Oh man, I thought. Here it comes. I waited for Scotty to tell 9 that these things simply aren’t real, they are figments of some writer’s imagination, and he just acted, just pretended to fix a starship. 9 knows this already, I knew. But who wants to hear it from an idol?
I’ll let you read the post to find out what he said, but you can take a hint from Birdie’s title: “The Day Scottie Saved the Future.” Birdie also has a gift for the nuances that can make your writing conversational, but not mundane. She could have quoted 9 word-for-word, but most of us aren’t Trekkies, so why bother? Instead, she has this child talking about “temporal inconsistencies.” By contrast, Scotty the adult, “pulled a miracle out of his uniformed butt.” She could have said, “Scotty pulled off a miracle,” but that wouldn’t have been nearly as much fun.
If you want to hone your writing chops, there are a number of good blogs out there to help you along. BlogHer CE Virginia Debolt’s First 50 Words offers great practice at writing concisely and compellingly in response to a prompt. The Diary of Why has a writing prompt that works like a party game. April at The Little Writer That Could also has exercises, and she is looking for critique partners.
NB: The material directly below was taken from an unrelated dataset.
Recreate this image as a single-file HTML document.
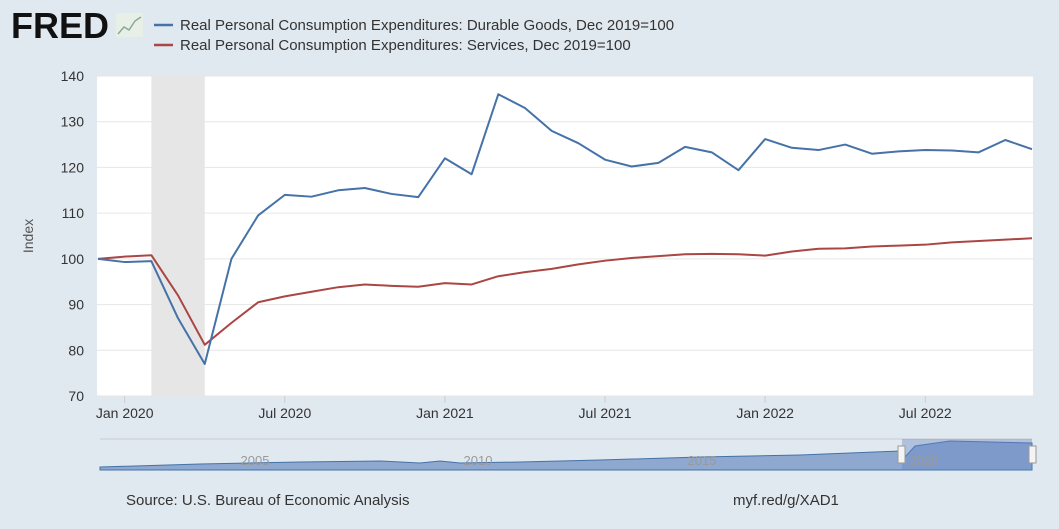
<!DOCTYPE html>
<html><head><meta charset="utf-8"><style>
body{margin:0;width:1059px;height:529px;background:#e1e9f0;font-family:"Liberation Sans",sans-serif;overflow:hidden}
</style></head><body>
<svg id="c" width="1059" height="529" style="position:absolute;left:0;top:0">
<text x="11" y="38" font-size="36" font-weight="bold" fill="#111" font-family="Liberation Sans" textLength="98" lengthAdjust="spacingAndGlyphs">FRED</text>
<g><rect x="116" y="13" width="27" height="24" fill="#e8efe6"/><polyline points="118,34 124,27 129,30 135,21 141,17" fill="none" stroke="#8a9" stroke-width="1.5"/></g>
<line x1="154" y1="25" x2="173" y2="25" stroke="#4572a7" stroke-width="2.5"/>
<text x="180" y="30" font-size="15" fill="#333">Real Personal Consumption Expenditures: Durable Goods, Dec 2019=100</text>
<line x1="154" y1="45" x2="173" y2="45" stroke="#aa4643" stroke-width="2.5"/>
<text x="180" y="50" font-size="15" fill="#333">Real Personal Consumption Expenditures: Services, Dec 2019=100</text>
<rect x="97" y="76" width="936" height="320" fill="#fff"/>
<g id="grid"></g>
<rect id="rec" fill="#e6e6e6"/>
<g id="ax"></g>
<g id="lines"></g>
<text transform="translate(33,236) rotate(-90)" text-anchor="middle" font-size="14" fill="#555">Index</text>
<g>
<line x1="100" y1="439" x2="1032" y2="439" stroke="#ccc"/>
<path d="M100,467 L200,464 L300,462 L380,461 L420,463 L440,461 L460,463 L520,462 L600,460 L700,457 L800,455 L900,451 L905,457 L915,446 L950,441 L1032,443 L1032,470 L100,470Z" fill="#8ea8cf" stroke="#4572a7"/>
<rect x="902" y="439" width="130" height="31" fill="rgba(102,133,194,0.4)"/>
<text x="255" y="465" font-size="13" fill="#999" text-anchor="middle">2005</text>
<text x="478" y="465" font-size="13" fill="#999" text-anchor="middle">2010</text>
<text x="702" y="465" font-size="13" fill="#999" text-anchor="middle">2015</text>
<text x="924" y="465" font-size="13" fill="#999" text-anchor="middle">2020</text>
<rect x="898" y="446" width="7" height="17" fill="#f4f4f4" stroke="#999"/>
<rect x="1029" y="446" width="7" height="17" fill="#f4f4f4" stroke="#999"/>
</g>
<text x="126" y="505" font-size="15" fill="#333">Source: U.S. Bureau of Economic Analysis</text>
<text x="733" y="505" font-size="15" fill="#333">myf.red/g/XAD1</text>
</svg>
<script>
const durable=[100,99.3,99.5,87,77,100,109.5,114,113.6,115,115.5,114.2,113.5,122,118.5,136,133,128,125.3,121.7,120.2,121,124.5,123.3,119.4,126.2,124.3,123.8,125,123,123.5,123.8,123.7,123.3,126,124];
const services=[100,100.5,100.8,92,81.2,86,90.5,91.8,92.8,93.8,94.4,94.1,93.9,94.7,94.4,96.2,97.1,97.8,98.8,99.6,100.2,100.6,101,101.1,101,100.7,101.6,102.2,102.3,102.7,102.9,103.1,103.6,103.9,104.2,104.5];
const yTicks=[70,80,90,100,110,120,130,140];
const xTickIdx=[1,7,13,19,25,31];
const xTickLabels=["Jan 2020","Jul 2020","Jan 2021","Jul 2021","Jan 2022","Jul 2022"];
const recession=[2,4];
const X=i=>98+i*(1032-98)/(durable.length-1);
const Y=v=>396-(v-70)*320/70;
const NS="http://www.w3.org/2000/svg";
const g=document.getElementById('grid'),ax=document.getElementById('ax'),L=document.getElementById('lines');
function mk(t,a,p){const e=document.createElementNS(NS,t);for(const k in a)e.setAttribute(k,a[k]);p.appendChild(e);return e;}
yTicks.forEach(v=>{
 const l=mk('line',{x1:97,x2:1033,y1:Y(v),y2:Y(v),stroke:'#e6e6e6'},g);
 
 
 const t=mk('text',{x:84,y:Y(v)+5,'text-anchor':'end','font-size':14,fill:'#333'},ax);
 t.textContent=v;
 
 
});
xTickIdx.forEach((i,k)=>{
 const l=mk('line',{x1:X(i),x2:X(i),y1:396,y2:403,stroke:'#ccc'},ax);
 
 
 const t=mk('text',{x:X(i),y:418,'text-anchor':'middle','font-size':14,fill:'#333'},ax);
 t.textContent=xTickLabels[k];
 
 
});
const r=document.getElementById('rec');
r.setAttribute('x',X(recession[0]));r.setAttribute('y',76);r.setAttribute('width',X(recession[1])-X(recession[0]));r.setAttribute('height',320);
function line(d,c,n){
 const p=mk('polyline',{points:d.map((v,i)=>X(i)+','+Y(v)).join(' '),fill:'none',stroke:c,'stroke-width':2,'stroke-linejoin':'round'},L);
 
 
}
line(services,'#aa4643','services-line');
line(durable,'#4572a7','durable-goods-line');
</script>
</body></html>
Finally, for her inventive experiment with structure, dialog, description and symbolic detail, it’s hard to beat the opening essay in Joan Didion’s White Album. “I am talking here about a time when I began to doubt the premises of all the stories I had ever told myself…” she explains, and what follows is a pastiche of random acts of cruelty, encounters with mysterious strangers, behind the scenes lunacy with the likes of Jim Morrison and a very definitive nervous breakdown. And you know what? It feels like the 60s. In just 17 pages, she’s got most of the truth of it, at least from her privileged and idiosyncratic position. It’s more than factual; it feels true. And that’s the essence of literary journalism.